Carissimi, non siamo tutti chiamati a vivere come S. Franco, ma sì a vivere per Dio e secondo Dio nella condizione in cui viviamo. E dato che egli per essere infiammato di amore di Dio fu di conseguenza infiammato di amore del prossimo, profittiamo pure di ricorrere a S. Franco in ogni nostra necessità, sanitaria, economica, psicologica, ma soprattutto spirituale. Adesso specialmente che l’umanesimo secolare ‘autosufficiente’, come pure la scelta moderna di fare a meno del contributo del cristianesimo, stanno rivelando la loro intrinseca debolezza. Continuiamo a rivolgerci a lui con le parole della preghiera composta da Don Demetrio nel 1955:




O San Franco d’Assergi,

eroico Eremita del Gran Sasso!

Tu lasciasti tutto, nel mondo, per ritrovare tutto in Dio.

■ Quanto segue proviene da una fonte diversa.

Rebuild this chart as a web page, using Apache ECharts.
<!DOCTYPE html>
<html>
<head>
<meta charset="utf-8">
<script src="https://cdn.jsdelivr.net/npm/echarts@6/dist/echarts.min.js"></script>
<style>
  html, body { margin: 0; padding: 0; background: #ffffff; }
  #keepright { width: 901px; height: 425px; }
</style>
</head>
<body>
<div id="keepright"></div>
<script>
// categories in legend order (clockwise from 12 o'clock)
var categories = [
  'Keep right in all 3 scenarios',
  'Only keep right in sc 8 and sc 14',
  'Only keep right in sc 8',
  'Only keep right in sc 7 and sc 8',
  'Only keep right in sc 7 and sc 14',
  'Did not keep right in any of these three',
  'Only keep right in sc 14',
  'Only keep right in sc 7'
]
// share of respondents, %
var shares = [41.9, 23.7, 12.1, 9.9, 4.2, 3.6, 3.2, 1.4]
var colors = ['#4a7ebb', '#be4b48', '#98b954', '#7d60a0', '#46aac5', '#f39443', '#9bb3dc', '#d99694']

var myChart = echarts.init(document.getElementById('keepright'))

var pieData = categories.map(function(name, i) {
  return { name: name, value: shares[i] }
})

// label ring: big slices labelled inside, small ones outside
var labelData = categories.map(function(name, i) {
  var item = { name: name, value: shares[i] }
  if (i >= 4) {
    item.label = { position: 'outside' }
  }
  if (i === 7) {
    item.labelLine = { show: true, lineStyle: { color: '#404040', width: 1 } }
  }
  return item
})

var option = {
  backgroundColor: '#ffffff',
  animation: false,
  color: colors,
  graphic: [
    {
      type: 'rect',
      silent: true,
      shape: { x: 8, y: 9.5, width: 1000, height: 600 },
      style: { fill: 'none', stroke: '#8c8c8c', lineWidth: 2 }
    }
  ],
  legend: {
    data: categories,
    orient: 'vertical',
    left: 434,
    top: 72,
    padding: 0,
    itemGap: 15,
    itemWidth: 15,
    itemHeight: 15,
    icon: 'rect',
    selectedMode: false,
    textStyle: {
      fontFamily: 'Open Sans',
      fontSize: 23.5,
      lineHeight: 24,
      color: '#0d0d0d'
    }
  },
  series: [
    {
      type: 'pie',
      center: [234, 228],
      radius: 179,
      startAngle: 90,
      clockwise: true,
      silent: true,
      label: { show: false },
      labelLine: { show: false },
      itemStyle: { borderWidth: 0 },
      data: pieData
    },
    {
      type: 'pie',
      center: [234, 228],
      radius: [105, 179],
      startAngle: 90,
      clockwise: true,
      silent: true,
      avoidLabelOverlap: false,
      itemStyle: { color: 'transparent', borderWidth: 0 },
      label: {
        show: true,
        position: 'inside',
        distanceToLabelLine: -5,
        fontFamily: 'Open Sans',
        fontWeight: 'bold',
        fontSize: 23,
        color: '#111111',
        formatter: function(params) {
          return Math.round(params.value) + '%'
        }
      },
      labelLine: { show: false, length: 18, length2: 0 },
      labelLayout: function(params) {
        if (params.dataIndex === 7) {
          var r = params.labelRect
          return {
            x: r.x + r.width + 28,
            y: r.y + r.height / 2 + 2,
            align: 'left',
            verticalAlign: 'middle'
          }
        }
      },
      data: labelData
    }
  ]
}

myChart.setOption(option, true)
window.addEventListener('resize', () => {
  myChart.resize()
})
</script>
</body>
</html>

Ti allontanasti dagli uomini per avvicinarti al Signore.

Rinunciasti alla terra per acquistare il Cielo.

Sulle cime dei monti, immensi altari della natura,

offristi al Creatore l’omaggio della tua vita innocente e penitente:

pura come il cielo,

vergine come l’acqua che sgorgò, per tua preghiera, dalla roccia;

dura come i denti del lupo che ammansisti,

difficile come i dirupi impervi che praticasti.

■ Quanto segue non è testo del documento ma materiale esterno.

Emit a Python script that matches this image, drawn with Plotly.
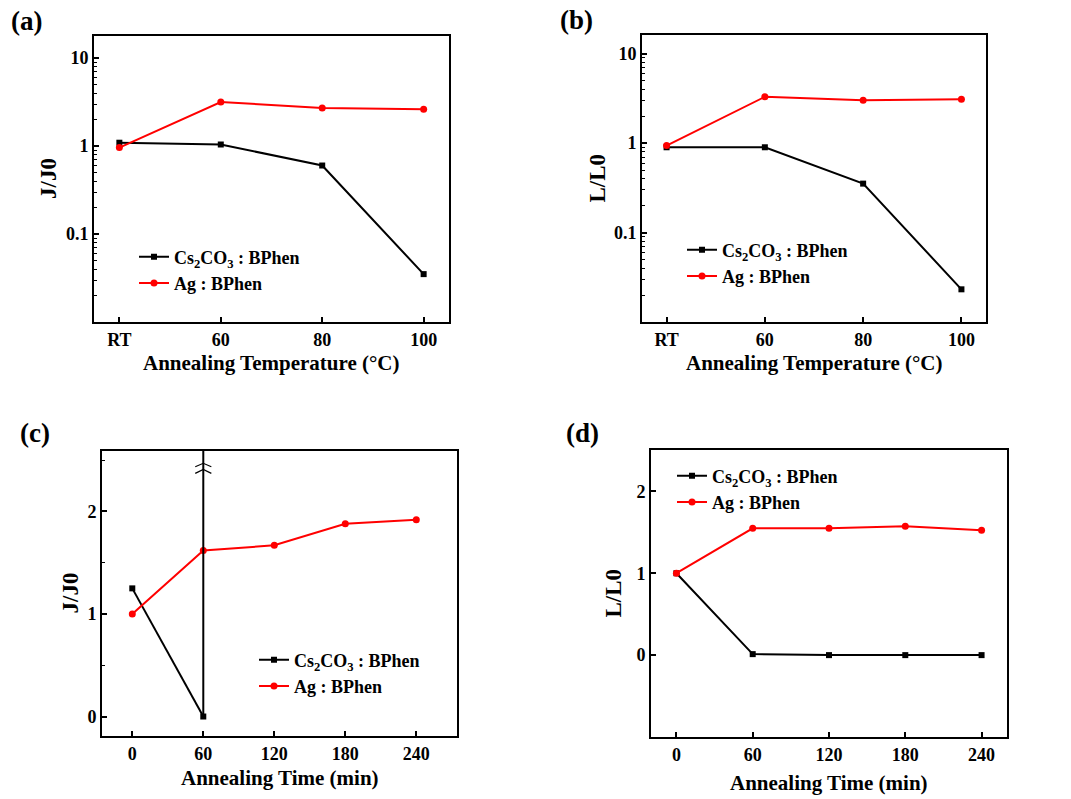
import plotly.graph_objects as go

W, H = 1071, 799

# ---------------- data ----------------
temp_labels = ["RT", "60", "80", "100"]
temp_idx = [0, 1, 2, 3]

a_cs = [1.09, 1.04, 0.60, 0.035]
a_ag = [0.96, 3.16, 2.70, 2.61]

b_cs = [0.90, 0.90, 0.353, 0.0232]
b_ag = [0.94, 3.30, 3.03, 3.11]

time_min = [0, 60, 120, 180, 240]
c_cs_x = [0, 60]
c_cs = [1.25, 0.0]
c_ag = [1.0, 1.62, 1.67, 1.88, 1.92]

d_cs = [1.0, 0.012, 0.0, 0.0, 0.0]
d_ag = [1.0, 1.549, 1.549, 1.573, 1.524]

NAME_CS = "Cs<sub>2</sub>CO<sub>3</sub> : BPhen"
NAME_AG = "Ag : BPhen"

FONT = "Liberation Serif"
BLACK = "#000000"
RED = "#ff0000"


def px_x(p):
    return p / W


def px_y(p):
    return 1 - p / H


fig = go.Figure()

# panel boxes in pixels: (left, right, top, bottom)
boxes = {
    "a": (94, 449, 36, 322),
    "b": (642, 986, 35, 322),
    "c": (102, 457, 451, 736),
    "d": (651, 1007, 450, 737),
}
axis_ids = {"a": ("x", "y"), "b": ("x2", "y2"), "c": ("x3", "y3"), "d": ("x4", "y4")}
legend_ids = {"a": "legend", "b": "legend2", "c": "legend3", "d": "legend4"}


def add_pair(panel, x, ycs, yag, xcs=None):
    xa, ya = axis_ids[panel]
    lg = legend_ids[panel]
    fig.add_trace(go.Scatter(
        x=xcs if xcs is not None else x, y=ycs, name=NAME_CS, mode="lines+markers",
        line=dict(color=BLACK, width=2), marker=dict(symbol="square", size=6, color=BLACK),
        xaxis=xa, yaxis=ya, legend=lg, cliponaxis=False))
    fig.add_trace(go.Scatter(
        x=x, y=yag, name=NAME_AG, mode="lines+markers",
        line=dict(color=RED, width=2), marker=dict(symbol="circle", size=7, color=RED),
        xaxis=xa, yaxis=ya, legend=lg, cliponaxis=False))


add_pair("a", temp_idx, a_cs, a_ag)
add_pair("b", temp_idx, b_cs, b_ag)
add_pair("c", time_min, c_cs, c_ag, xcs=c_cs_x)
add_pair("d", time_min, d_cs, d_ag)

tickfont = dict(family=FONT, size=18, color=BLACK, weight="bold")
common_axis = dict(showline=True, linecolor=BLACK, linewidth=2, mirror=True,
                   ticks="inside", ticklen=5, tickwidth=1.5, tickcolor=BLACK,
                   showgrid=False, zeroline=False, tickfont=tickfont)

layout = dict(width=W, height=H, margin=dict(l=0, r=0, t=0, b=0),
              paper_bgcolor="white", plot_bgcolor="white", showlegend=True,
              font=dict(family=FONT, color=BLACK))

xr = {"a": [-0.25, 3.25], "b": [-0.25, 3.25], "c": [-25.6, 274.4], "d": [-20, 260]}
yr = {"a": [-2.0, 1.25], "b": [-2.0, 1.21], "c": [-0.19, 2.59], "d": [-1.0, 2.505]}

for i, p in enumerate(["a", "b", "c", "d"]):
    l, r, t, b = boxes[p]
    sfx = "" if i == 0 else str(i + 1)
    if p in ("a", "b"):
        xvals, xtext = temp_idx, temp_labels
    else:
        xvals, xtext = time_min, [str(v) for v in time_min]
    # x axis: labels sit close to the axis line; inside tick marks drawn as minor ticks
    xd = dict(common_axis, domain=[px_x(l), px_x(r)], range=xr[p], anchor="y" + sfx,
              ticks="outside", ticklen=0, tickmode="array", tickvals=xvals, ticktext=xtext,
              minor=dict(ticks="inside", ticklen=5, tickwidth=1.5, tickcolor=BLACK,
                         tickvals=xvals))
    yd = dict(common_axis, domain=[px_y(b), px_y(t)], range=yr[p], anchor="x" + sfx)
    if p in ("a", "b"):
        yd.update(type="log", tickmode="array", tickvals=[0.1, 1, 10], ticktext=["0.1", "1", "10"],
                  minor=dict(ticks="inside", ticklen=3, tickcolor=BLACK, tickwidth=1,
                             tickvals=[m * 10 ** e for e in (-2, -1, 0, 1) for m in range(2, 10)]))
    else:
        yd.update(tickmode="array", tickvals=[0, 1, 2], ticktext=["0", "1", "2"])
        if p == "c":
            yd.update(minor=dict(ticks="inside", ticklen=3, tickcolor=BLACK, tickwidth=1,
                                 tickvals=[0.5, 1.5, 2.5]))
    layout["xaxis" + sfx] = xd
    layout["yaxis" + sfx] = yd

# legends (positions in pixels -> paper)
legend_pos = {"a": (134, 270), "b": (682, 263), "c": (254, 673), "d": (672, 489)}
for p, (lx, ly) in legend_pos.items():
    layout[legend_ids[p]] = dict(x=px_x(lx), y=px_y(ly), xref="paper", yref="paper",
                                 xanchor="left", yanchor="middle", bgcolor="rgba(0,0,0,0)",
                                 borderwidth=0, tracegroupgap=0,
                                 font=dict(family=FONT, size=18, color=BLACK, weight="bold"))

fig.update_layout(**layout)

# axis titles and panel labels
titles = {
    "a": ("Annealing Temperature (\u00b0C)", "J/J0", (48, 363)),
    "b": ("Annealing Temperature (\u00b0C)", "L/L0", (597, 363)),
    "c": ("Annealing Time (min)", "J/J0", (70, 778)),
    "d": ("Annealing Time (min)", "L/L0", (613, 783)),
}
xtitle_font = dict(family=FONT, size=21, color=BLACK, weight="bold")
ytitle_font = dict(family=FONT, size=23, color=BLACK, weight="bold")
for p, (xt, yt, (ytx, xty)) in titles.items():
    l, r, t, b = boxes[p]
    fig.add_annotation(text=xt, x=px_x((l + r) / 2), y=px_y(xty), xref="paper", yref="paper",
                       xanchor="center", yanchor="middle", showarrow=False, font=xtitle_font)
    fig.add_annotation(text=yt, x=px_x(ytx), y=px_y((t + b) / 2), xref="paper", yref="paper",
                       xanchor="center", yanchor="middle", showarrow=False, textangle=-90,
                       font=ytitle_font)

panel_labels = {"a": (26, 21), "b": (576, 20), "c": (35, 433), "d": (582, 433)}
for p, (cx, cy) in panel_labels.items():
    fig.add_annotation(text="(" + p + ")", x=px_x(cx), y=px_y(cy), xref="paper", yref="paper",
                       xanchor="center", yanchor="middle", showarrow=False,
                       font=dict(family=FONT, size=27, color=BLACK, weight="bold"))

# panel (c): vertical break line at 60 min and break chevrons
break_x = 60
fig.add_shape(type="line", xref="x3", yref="y3 domain", x0=break_x, x1=break_x,
              y0=0.068, y1=1, line=dict(color=BLACK, width=2))
for apex, arm in [(2.47, 2.437), (2.41, 2.372)]:
    fig.add_shape(type="path", xref="x3", yref="y3",
                  path=f"M {break_x - 6.8},{arm} L {break_x},{apex} L {break_x + 6.8},{arm}",
                  line=dict(color=BLACK, width=1.2))

fig.write_html("out.html")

Oh, la bellezza della tua vita solitaria, nascosta con Cristo in Dio!




O caro Santo,

noi siamo ancora troppo legati alla terra.

Ottienici dal Signore il distacco dalle cose,

e avviaci per il sentiero delle vette dello spirito.

Fà che non abbiamo paura di salire.

Salire di virtù in virtù.

Dacci coraggio.

Tu fosti uno scalatore!

Tu sei una guida!

Facci trovare le fresche sorgenti della Grazia, che sono i Sacramenti:

con Cristo nell’anima raggiungeremo la mèta del Cielo.

Verremo con te: vedremo il Signore: godremo per sempre! Amen.